Als er vor mehr als 25 Jahren seine Ausbildung zum Konstruktionsmechaniker und zum Außenhandelskaufmann absolviert hatte, schraubte er mit großer Begeisterung in seiner Freizeit am VW-Käfer herum. Die Anstellung bei der Wirtschaftsförderung für den Kreis Heinsberg schien eine sichere berufliche Zukunft zu bieten. Doch dann trat der erste Bulli in Langohrs Leben, und damit war es vor knapp 20 Jahren um ihn geschehen. „Ich wollte nicht mehr campen, sondern lieber im Wohnmobil urlauben“, erinnert er sich. Ein California, eine Reisemobil-Version des VW-Bullis, wurde angeschafft und hergerichtet. „Irgendwann wollte mir jemand das Gefährt abkaufen. Sofort habe ich mich auf die Suche nach dem nächsten Bulli gemacht.“ Der Einstieg in den Fahrzeughandel war vollzogen. Schnell wurde aus dem Hobby und dem Nebenerwerb der Beruf.

„Der Bulli steht und fällt mit der Karosserie“, hat Langohr erkannt, der bald seine Suche nach den Fahrzeugen europaweit ausdehnte. „Aber die Autos wurden immer schlechter.“ Rost, neu eingeschweißte Seitenteile, nachträgliche Ergänzungen am Lack passten nicht in sein Bild eines „schönen“ Bullis. Vor 15 Jahren flog Langohr das erste Mal nach Kalifornien und landete quasi im „Bulli-Wunderland“. T1-, T2- und T3-Modelle standen da gewissermaßen herum, längst ausgemustert und auf dem Autofriedhof im eigenen Garten sich selbst überlassen. „Dank des trockenen Klimas dort sind die Karosserien rostfrei.“ Andere Bullis fand er wie in den Klischeevorstellungen als „typische Scheunenwagen“, mit Heu und Stroh überdeckt und verstaubt bis in die letzte Ritze.
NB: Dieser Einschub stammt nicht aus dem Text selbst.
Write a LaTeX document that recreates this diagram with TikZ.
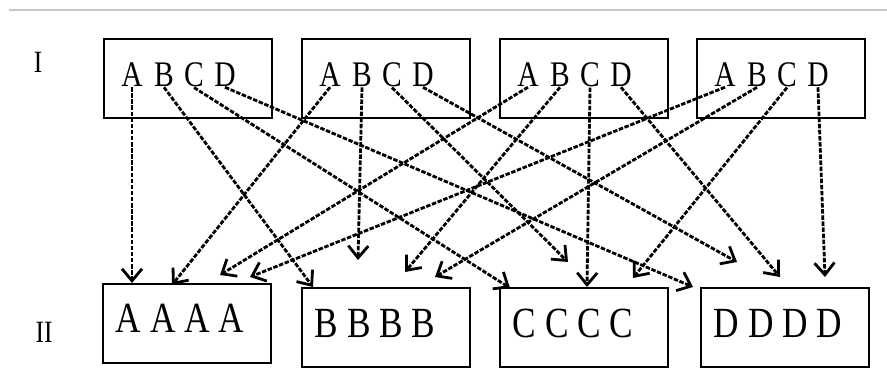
\documentclass[tikz,border=0pt]{standalone}
\usepackage{fontspec}
\setmainfont{Liberation Serif}[FakeStretch=0.82]
\usetikzlibrary{arrows.meta}
\tikzset{
  box/.style   ={draw, line width=2pt, minimum width=168pt, minimum height=79pt, inner sep=0pt},
  glyph/.style ={anchor=base, inner sep=0pt, font=\fontsize{36}{38}\selectfont},
  big/.style   ={anchor=base, inner sep=0pt, font=\fontsize{43}{45}\selectfont},
  lvl/.style   ={anchor=base, inner sep=0pt, font=\fontsize{31}{33}\selectfont},
  arr/.style   ={-{Straight Barb[length=12pt,width=20pt]}, line width=2.8pt, dash pattern=on 4.5pt off 1.6pt},
}
\begin{document}
\begin{tikzpicture}[x=1pt,y=-1pt]
  \useasboundingbox (0,0) rectangle (887,387);
  \draw[black!22, line width=1.5pt] (9,10) -- (887,10);

  % row labels
  \node[lvl] (one) at (38,73)  {I};
  \node[lvl] (two) at (44,343) {II};

  % top row: four boxes, each with A B C D
  \foreach \i/\x in {1/188,2/386,3/584,4/781}{
    \node[box]   (top\i) at (\x,78.5) {};
    \node[glyph] (a\i) at (\x-56,87) {A};
    \node[glyph] (b\i) at (\x-24,87) {B};
    \node[glyph] (c\i) at (\x+6,87)  {C};
    \node[glyph] (d\i) at (\x+37,87) {D};
  }

  % bottom row
  \node[box] (boxA) at (186.5,323.5) {};
  \node[box] (boxB) at (386,328)     {};
  \node[box] (boxC) at (584,328)     {};
  \node[box] (boxD) at (784.5,328)   {};
  \node[big] (txtA) at (180,333) {A A A A};
  \node[big] (txtB) at (375,338) {B B B B};
  \node[big] (txtC) at (573,338) {C C C C};
  \node[big] (txtD) at (778,338) {D D D D};

  % every letter goes down to its own box
  \foreach \s/\x/\y in {a1/132/283, b1/313/287, c1/510/288, d1/693/287,
                        a2/172/285, b2/358/260, c2/568/262, d2/737/262,
                        a3/220/275, b3/405/272, c3/587/287, d3/780/277,
                        a4/250/277, b4/435/277, c4/633/278, d4/825/277}{
    \coordinate (e\s) at (\x,\y);
    \draw[arr] (\s.south) -- (e\s);
  }
\end{tikzpicture}
\end{document}
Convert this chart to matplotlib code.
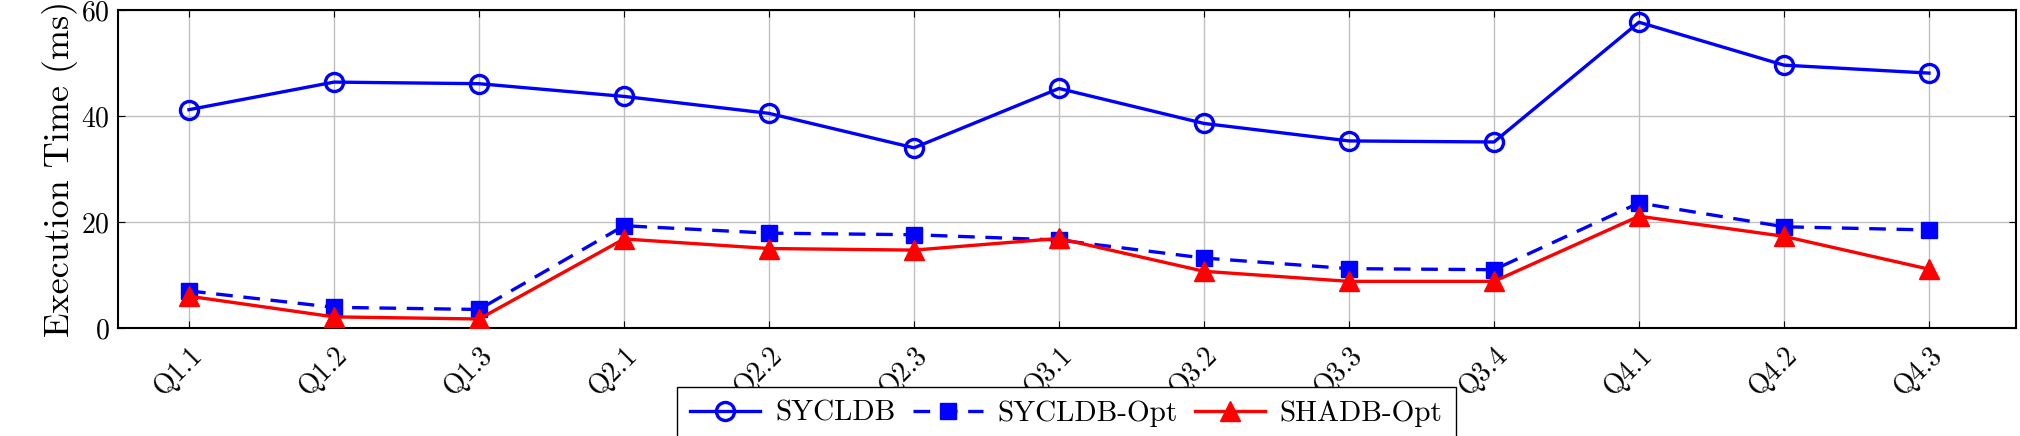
import matplotlib
matplotlib.use("Agg")
import matplotlib.pyplot as plt
import numpy as np

# query labels and timings (ms)
queries = ["Q1.1", "Q1.2", "Q1.3", "Q2.1", "Q2.2", "Q2.3", "Q3.1",
           "Q3.2", "Q3.3", "Q3.4", "Q4.1", "Q4.2", "Q4.3"]
sycldb = [41.2, 46.4, 46.1, 43.7, 40.5, 34.0, 45.2, 38.6, 35.3, 35.1, 57.7, 49.6, 48.1]
sycldb_opt = [7.0, 3.9, 3.5, 19.3, 17.9, 17.6, 16.6, 13.2, 11.2, 11.0, 23.6, 19.1, 18.5]
shadb_opt = [6.0, 2.1, 1.7, 16.8, 15.0, 14.7, 16.9, 10.7, 8.8, 8.8, 21.1, 17.3, 11.1]

plt.rcParams["font.family"] = "serif"
plt.rcParams["font.serif"] = ["cmr10"]
plt.rcParams["mathtext.fontset"] = "cm"
plt.rcParams["axes.formatter.use_mathtext"] = True

fig = plt.figure(figsize=(20.2, 4.36), dpi=100)
ax = fig.add_axes([0.0584, 0.2477, 0.9396, 0.7293])

x = np.arange(len(queries))
lw = 2.4
ax.plot(x, sycldb, color="blue", lw=lw, marker="o", markersize=13,
        markerfacecolor="none", markeredgewidth=2.4, label="SYCLDB", zorder=3)
ax.plot(x, sycldb_opt, color="blue", lw=lw, linestyle=(0, (5, 3.2)), marker="s",
        markersize=11, label="SYCLDB-Opt", zorder=3)
ax.plot(x, shadb_opt, color="red", lw=lw, marker="^", markersize=14,
        label="SHADB-Opt", zorder=4)

ax.set_xlim(-0.49, 12.6)
ax.set_ylim(0, 60)
ax.set_yticks([0, 20, 40, 60])
ax.set_xticks(x)
ax.set_xticklabels(queries, rotation=45, ha="right", rotation_mode="anchor")
ax.tick_params(axis="both", direction="in", top=True, right=True, labelsize=20,
               length=5, width=0.8)
ax.tick_params(axis="x", pad=10)
ax.tick_params(axis="y", pad=6)
ax.grid(True, color="#c0c0c0", linewidth=1.0)
ax.set_axisbelow(True)
for s in ax.spines.values():
    s.set_linewidth(1.5)
ax.set_ylabel("Execution Time (ms)", fontsize=26, labelpad=2)

fig.legend(loc="upper center", bbox_to_anchor=(0.528, 0.145), ncol=3,
           fontsize=21, frameon=True, fancybox=False, edgecolor="black",
           framealpha=1, handlelength=2.4, columnspacing=0.6, handletextpad=0.5,
           borderpad=0.45)

fig.savefig("out.png", dpi=100)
Seit diesem Zeitpunkt sucht Langohr zwei- bis dreimal pro Jahr an der Westküste der USA nach Futter für seine Kunden in Deutschland, die ihm die Bullis fast aus den Händen reißen.  Außerdem hat er amerikanische Freunde vor Ort, die die Augen offenhalten auf der Suche nach den Fahrzeugen. „Hauptsache, die Lackierung ist noch original“, meint Langohr. Alle anderen Bestandteile von den Dichtungsgummis bis hin zum von Motten zerfressenen Fahrersitz  können ersetzt werden.

Die Begeisterung für die alten Bullis in Deutschland sei so groß, dass viele Bullifreunde am liebsten das Auto schon von Langohr kaufen würden, bevor mit den Restaurierungsarbeiten begonnen wurde. In den Anfangsjahren hat Langohr die meisten Arbeit selbst erledigt, jetzt hat er KFZ-Mechaniker, Sattler, Lackierer an der Hand, die für ihn arbeiten. „Wir nehmen jeden Bulli bis ins kleinste Teil auseinander und setzen ihn wieder zusammen.“ Was entsteht und auf Hochglanz poliert in seiner Klassiker-Garage steht, lässt das Herz jedes Besuchers höherschlagen. „Alle Bullis sind vom TÜV zugelassen und mit Papieren versehen, wenn sie einen neuen Besitzer bekommen.“ Eine Träne hat er schon im Augenwinkel, wenn der glückliche Fahrer mit dem Bulli hinter der Kurve am Bruchend verschwindet. Aber dann wendet sich Langohr wieder seiner Garage zu und sieht die anderen Traumwagen, die Jahrzehnte auf dem Buckel haben, fast um die halbe Welt gereist sind und die er aus dem Dornröschenschlaf reißt.